Lei prima ha detto che negli Usa c’è malcontento verso la Germania. Ma l’euro forte non finisce per avvantaggiare le esportazioni americane?
In parte è vero, ma nessun Paese può puntare esclusivamente sulla leva del cambio per fare ripartire la domanda. Le esportazioni americane sono infatti danneggiate dalla decrescita dell’Europa e da redditi che, come in Italia, sono calati del 2% l’anno.
Quale può essere la via d’uscita da questa situazione?
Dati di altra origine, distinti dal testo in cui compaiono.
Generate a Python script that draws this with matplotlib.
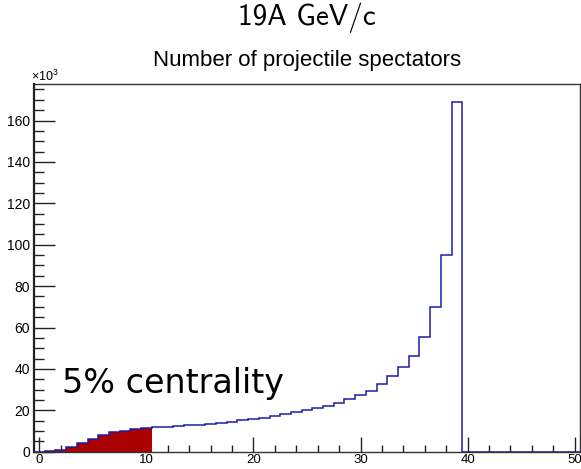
import numpy as np
import matplotlib
matplotlib.use("Agg")
import matplotlib.pyplot as plt
from matplotlib.ticker import MultipleLocator

plt.rcParams['font.family'] = ['Liberation Sans', 'DejaVu Sans']
plt.rcParams['mathtext.fontset'] = 'custom'
plt.rcParams['mathtext.rm'] = 'Liberation Sans'
plt.rcParams['mathtext.it'] = 'Liberation Sans:italic'

# Histogram: number of projectile spectators, 51 unit-width bins centred on 0..50
bin_edges = np.arange(-0.5, 51.0, 1.0)
counts_k = [0.05, 0.3, 0.9, 2.2, 4.2, 6.1, 7.9, 9.4, 10.2, 10.8,
            11.3, 11.7, 12.0, 12.3, 12.7, 13.1, 13.5, 14.0, 14.5, 15.1,
            15.7, 16.4, 17.2, 18.1, 19.0, 20.0, 21.1, 22.2, 23.7, 25.6,
            27.4, 29.5, 32.9, 36.5, 40.8, 46.4, 55.2, 69.7, 95.2, 169.0,
            0, 0, 0, 0, 0, 0, 0, 0, 0, 0, 0]
n_central_bins = 11   # bins 0..10 make up the 5% most central events

title_main = '19A GeV/c'
title_sub = 'Number of projectile spectators'
note_text = '5% centrality'

fig = plt.figure(figsize=(5.81, 4.69), dpi=100)
ax = fig.add_axes([34/581, 1 - 451.7/469, (580 - 34)/581, (451.7 - 84.3)/469])

counts = np.array(counts_k)
ax.stairs(counts[:n_central_bins], bin_edges[:n_central_bins + 1], fill=True,
          color='#aa0000', linewidth=0, zorder=2)
ax.stairs(counts, bin_edges, color='#1c1ca8', linewidth=1.1, baseline=0, zorder=3)

ax.set_xlim(-0.5, 50.5)
ax.set_ylim(0, 177.5)
ax.xaxis.set_major_locator(MultipleLocator(10))
ax.xaxis.set_minor_locator(MultipleLocator(2))
ax.yaxis.set_major_locator(MultipleLocator(20))
ax.yaxis.set_minor_locator(MultipleLocator(5))
ax.tick_params(axis='both', which='both', direction='in', top=False, right=False,
               color='#222222', labelcolor='black')
ax.tick_params(axis='y', which='major', length=15, width=1.0, pad=3, labelsize=10)
ax.tick_params(axis='y', which='minor', length=7.5, width=1.0)
ax.tick_params(axis='x', which='major', length=11, width=1.0, pad=2, labelsize=9.5)
ax.tick_params(axis='x', which='minor', length=5, width=1.0)
for side in ['top', 'right', 'bottom']:
    ax.spines[side].set_linewidth(1.0)
    ax.spines[side].set_color('#333333')
ax.spines['left'].set_linewidth(1.6)
ax.spines['left'].set_color('#222222')

# multiplier for the y axis
fig.text(31/581, 1 - 84/469, r'$\times10^{3}$', fontsize=9, ha='left', va='bottom')

ax.text(2.1, 28.4, note_text, fontsize=24, family='DejaVu Sans',
        ha='left', va='baseline', zorder=4)

fig.text(307/581, 1 - 18/469, title_main, fontsize=21, family='cmss10',
         ha='center', va='center')
fig.text(307/581, 1 - 66/469, title_sub, fontsize=16, ha='center', va='baseline')

fig.savefig('out.png', dpi=100)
Sarebbe opportuno che la Germania si prendesse le sue responsabilità di leadership, come fecero gli Stati Uniti dopo la Seconda guerra mondiale. Alla fine degli anni ’40 l’America era l’unica grande potenza esportatrice, perché tutto il resto del mondo, tranne forse qualche pezzo di Unione Sovietica, era stato bombardato e raso al suolo. Gli Stati Uniti erano dunque l’unico Paese che poteva produrre ed esportare, e hanno risposto con il Piano Marshall finanziando gli altri Stati. Non hanno costretto l’Italia e la Germania ad attuare politiche di austerità per pagare i debiti. Berlino adesso è esattamente nella stessa condizione in cui si trovava allora l’America, ma sta facendo un gioco molto pericoloso. Anche perché non si tratta del gioco della Germania in quanto tale, ma delle elite tedesche che nel corso degli ultimi 150 anni non hanno mai dimostrato molta lungimiranza.